Egalitarians point to slavery as a parallel example. Anyone could make a clear pro-slavery case using scripture (indeed, many people have), even though most realize that slavery is neither an ideal situation nor a condition that we should perpetuate and encourage. In fact, part of Jesus’ mission on earth, as revealed in Isaiah 61:1 and repeated in Luke 4:18 was to:
“bring good news to the poor.
comfort the brokenhearted
and to proclaim that captives will be released
and prisoners will be freed.”
And yet we still see laws and regulations for slaves in verses like Ephesians 6:5 and Colossians 3:22. These passages are not proclaiming freedom at all, but rather affirming the existing culture by insisting that slaves serve and obey their earthly masters AS THEY WOULD CHRIST. These instructions to slaves are identical to the ones given to wives. Why would God allow the results of the fall exhibited in culture to prevail over His intended purposes for women and slaves?

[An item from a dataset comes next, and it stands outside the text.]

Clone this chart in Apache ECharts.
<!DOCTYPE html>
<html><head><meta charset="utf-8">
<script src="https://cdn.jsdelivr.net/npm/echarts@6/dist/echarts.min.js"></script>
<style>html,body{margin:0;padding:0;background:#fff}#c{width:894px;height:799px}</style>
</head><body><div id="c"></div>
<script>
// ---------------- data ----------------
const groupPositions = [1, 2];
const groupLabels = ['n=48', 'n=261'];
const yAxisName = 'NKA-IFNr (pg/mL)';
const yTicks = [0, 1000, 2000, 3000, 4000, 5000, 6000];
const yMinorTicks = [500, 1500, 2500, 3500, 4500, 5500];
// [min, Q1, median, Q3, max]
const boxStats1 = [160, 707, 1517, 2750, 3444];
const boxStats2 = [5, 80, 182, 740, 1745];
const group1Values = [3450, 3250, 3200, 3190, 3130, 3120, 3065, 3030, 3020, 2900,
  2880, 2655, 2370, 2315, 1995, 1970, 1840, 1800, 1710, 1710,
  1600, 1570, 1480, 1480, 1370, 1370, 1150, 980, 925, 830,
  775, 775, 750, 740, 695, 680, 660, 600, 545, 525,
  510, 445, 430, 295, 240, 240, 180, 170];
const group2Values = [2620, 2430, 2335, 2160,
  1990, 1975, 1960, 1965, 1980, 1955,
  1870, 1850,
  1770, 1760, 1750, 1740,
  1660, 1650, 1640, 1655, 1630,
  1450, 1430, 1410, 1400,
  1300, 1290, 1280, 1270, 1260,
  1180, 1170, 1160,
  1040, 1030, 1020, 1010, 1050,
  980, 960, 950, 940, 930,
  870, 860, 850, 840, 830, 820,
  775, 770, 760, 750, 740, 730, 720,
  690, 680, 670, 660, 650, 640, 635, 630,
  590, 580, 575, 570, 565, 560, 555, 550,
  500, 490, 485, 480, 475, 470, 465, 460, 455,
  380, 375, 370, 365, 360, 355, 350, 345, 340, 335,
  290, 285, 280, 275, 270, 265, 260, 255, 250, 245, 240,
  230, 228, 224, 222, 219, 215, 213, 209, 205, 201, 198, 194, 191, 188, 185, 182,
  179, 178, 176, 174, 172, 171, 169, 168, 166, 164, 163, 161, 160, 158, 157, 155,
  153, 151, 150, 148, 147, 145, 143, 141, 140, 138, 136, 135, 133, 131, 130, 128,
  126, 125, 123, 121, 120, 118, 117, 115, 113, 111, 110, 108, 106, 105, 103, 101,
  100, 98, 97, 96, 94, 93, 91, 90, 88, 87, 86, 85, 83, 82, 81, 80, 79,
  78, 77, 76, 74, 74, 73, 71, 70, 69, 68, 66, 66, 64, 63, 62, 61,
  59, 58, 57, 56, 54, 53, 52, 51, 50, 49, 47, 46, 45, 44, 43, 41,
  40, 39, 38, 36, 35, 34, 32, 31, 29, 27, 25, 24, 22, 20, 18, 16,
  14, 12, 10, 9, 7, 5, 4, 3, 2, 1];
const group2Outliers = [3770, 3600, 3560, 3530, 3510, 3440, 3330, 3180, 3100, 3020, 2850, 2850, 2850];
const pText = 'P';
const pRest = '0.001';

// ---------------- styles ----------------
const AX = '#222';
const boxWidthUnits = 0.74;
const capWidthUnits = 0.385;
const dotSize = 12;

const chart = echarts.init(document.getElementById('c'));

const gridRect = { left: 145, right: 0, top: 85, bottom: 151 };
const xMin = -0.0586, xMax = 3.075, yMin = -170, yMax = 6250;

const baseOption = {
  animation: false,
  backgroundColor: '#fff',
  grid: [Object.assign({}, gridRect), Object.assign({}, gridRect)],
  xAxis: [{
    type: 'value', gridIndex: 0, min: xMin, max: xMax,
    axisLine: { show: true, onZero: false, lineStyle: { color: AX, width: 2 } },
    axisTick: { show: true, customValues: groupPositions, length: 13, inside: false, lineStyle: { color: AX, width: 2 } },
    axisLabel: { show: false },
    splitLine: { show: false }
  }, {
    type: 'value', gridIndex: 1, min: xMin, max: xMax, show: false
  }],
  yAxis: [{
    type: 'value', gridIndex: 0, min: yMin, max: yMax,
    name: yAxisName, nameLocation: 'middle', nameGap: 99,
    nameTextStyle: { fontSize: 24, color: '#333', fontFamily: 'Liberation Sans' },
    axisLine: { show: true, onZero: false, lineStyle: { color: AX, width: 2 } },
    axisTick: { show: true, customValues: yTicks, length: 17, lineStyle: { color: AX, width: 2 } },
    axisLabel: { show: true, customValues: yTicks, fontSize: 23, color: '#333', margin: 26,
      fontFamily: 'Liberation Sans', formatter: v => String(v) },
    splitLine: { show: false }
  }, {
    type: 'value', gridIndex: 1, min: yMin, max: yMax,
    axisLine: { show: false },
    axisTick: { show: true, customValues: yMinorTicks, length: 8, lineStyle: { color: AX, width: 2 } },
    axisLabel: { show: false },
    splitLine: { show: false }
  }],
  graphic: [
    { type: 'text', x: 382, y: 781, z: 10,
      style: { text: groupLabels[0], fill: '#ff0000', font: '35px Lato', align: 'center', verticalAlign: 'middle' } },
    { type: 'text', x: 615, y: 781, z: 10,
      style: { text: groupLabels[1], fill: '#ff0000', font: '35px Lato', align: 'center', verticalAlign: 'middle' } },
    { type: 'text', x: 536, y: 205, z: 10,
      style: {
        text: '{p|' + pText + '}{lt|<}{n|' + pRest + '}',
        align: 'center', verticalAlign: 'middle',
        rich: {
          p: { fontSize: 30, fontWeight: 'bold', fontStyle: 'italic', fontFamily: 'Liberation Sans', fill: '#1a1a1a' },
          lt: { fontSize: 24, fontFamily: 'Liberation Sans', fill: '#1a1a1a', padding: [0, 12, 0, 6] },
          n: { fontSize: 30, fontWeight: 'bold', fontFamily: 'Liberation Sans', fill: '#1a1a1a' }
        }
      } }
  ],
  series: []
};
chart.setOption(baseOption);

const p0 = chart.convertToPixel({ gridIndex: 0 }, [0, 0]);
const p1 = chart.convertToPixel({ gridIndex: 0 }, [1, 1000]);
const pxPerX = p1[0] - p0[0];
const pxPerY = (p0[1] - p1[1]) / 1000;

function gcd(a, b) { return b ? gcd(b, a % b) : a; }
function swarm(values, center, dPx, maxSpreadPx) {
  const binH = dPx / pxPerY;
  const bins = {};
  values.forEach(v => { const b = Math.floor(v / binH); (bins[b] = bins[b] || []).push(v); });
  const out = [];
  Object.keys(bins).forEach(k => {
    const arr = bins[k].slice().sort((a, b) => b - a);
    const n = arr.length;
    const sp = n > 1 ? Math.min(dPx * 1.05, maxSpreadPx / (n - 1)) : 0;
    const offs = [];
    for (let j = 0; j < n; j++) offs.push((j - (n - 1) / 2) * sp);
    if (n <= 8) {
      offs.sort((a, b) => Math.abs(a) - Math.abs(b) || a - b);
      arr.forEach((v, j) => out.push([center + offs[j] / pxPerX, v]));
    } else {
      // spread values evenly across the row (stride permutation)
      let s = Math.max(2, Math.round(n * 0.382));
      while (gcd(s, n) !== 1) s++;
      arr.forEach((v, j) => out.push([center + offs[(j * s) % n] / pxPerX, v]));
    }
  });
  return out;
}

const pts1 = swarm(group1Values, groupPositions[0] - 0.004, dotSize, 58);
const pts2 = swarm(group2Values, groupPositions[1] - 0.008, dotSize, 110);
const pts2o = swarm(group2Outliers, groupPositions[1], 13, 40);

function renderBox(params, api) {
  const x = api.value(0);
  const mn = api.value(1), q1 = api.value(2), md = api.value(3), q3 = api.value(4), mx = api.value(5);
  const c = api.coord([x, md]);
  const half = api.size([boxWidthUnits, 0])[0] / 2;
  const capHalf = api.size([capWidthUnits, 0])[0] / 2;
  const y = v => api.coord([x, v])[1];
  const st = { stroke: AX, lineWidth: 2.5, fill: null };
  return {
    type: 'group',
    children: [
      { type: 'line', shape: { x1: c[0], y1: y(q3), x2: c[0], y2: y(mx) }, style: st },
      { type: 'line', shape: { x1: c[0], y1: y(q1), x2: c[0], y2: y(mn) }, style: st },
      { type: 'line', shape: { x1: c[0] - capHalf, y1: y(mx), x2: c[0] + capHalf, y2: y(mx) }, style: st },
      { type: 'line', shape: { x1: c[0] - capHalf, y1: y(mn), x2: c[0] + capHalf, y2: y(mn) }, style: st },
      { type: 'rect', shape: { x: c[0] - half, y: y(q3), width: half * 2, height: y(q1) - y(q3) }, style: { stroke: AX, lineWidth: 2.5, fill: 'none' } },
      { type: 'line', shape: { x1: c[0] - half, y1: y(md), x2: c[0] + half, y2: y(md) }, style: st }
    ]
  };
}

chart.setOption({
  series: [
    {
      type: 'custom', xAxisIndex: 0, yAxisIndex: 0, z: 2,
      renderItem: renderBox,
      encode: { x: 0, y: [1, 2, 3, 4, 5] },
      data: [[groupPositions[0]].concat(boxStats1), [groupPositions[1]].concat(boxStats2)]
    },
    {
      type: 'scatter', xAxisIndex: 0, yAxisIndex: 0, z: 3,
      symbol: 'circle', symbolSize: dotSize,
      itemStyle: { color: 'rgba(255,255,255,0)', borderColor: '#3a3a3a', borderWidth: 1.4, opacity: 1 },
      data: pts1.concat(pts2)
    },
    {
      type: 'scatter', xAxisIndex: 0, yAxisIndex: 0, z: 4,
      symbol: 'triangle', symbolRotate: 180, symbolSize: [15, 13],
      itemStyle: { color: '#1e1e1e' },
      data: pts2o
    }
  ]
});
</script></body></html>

We will look at the answer to that question in the next post. In the meantime, let’s make sure that as ambassadors of God and His kingdom, we are truly doing all we can to answer Jesus’ prayer that His will be done on earth as it is in heaven. In our current culture of equality and opportunity for all, let us not waste the chance to set right all things that “were not that way from the beginning.”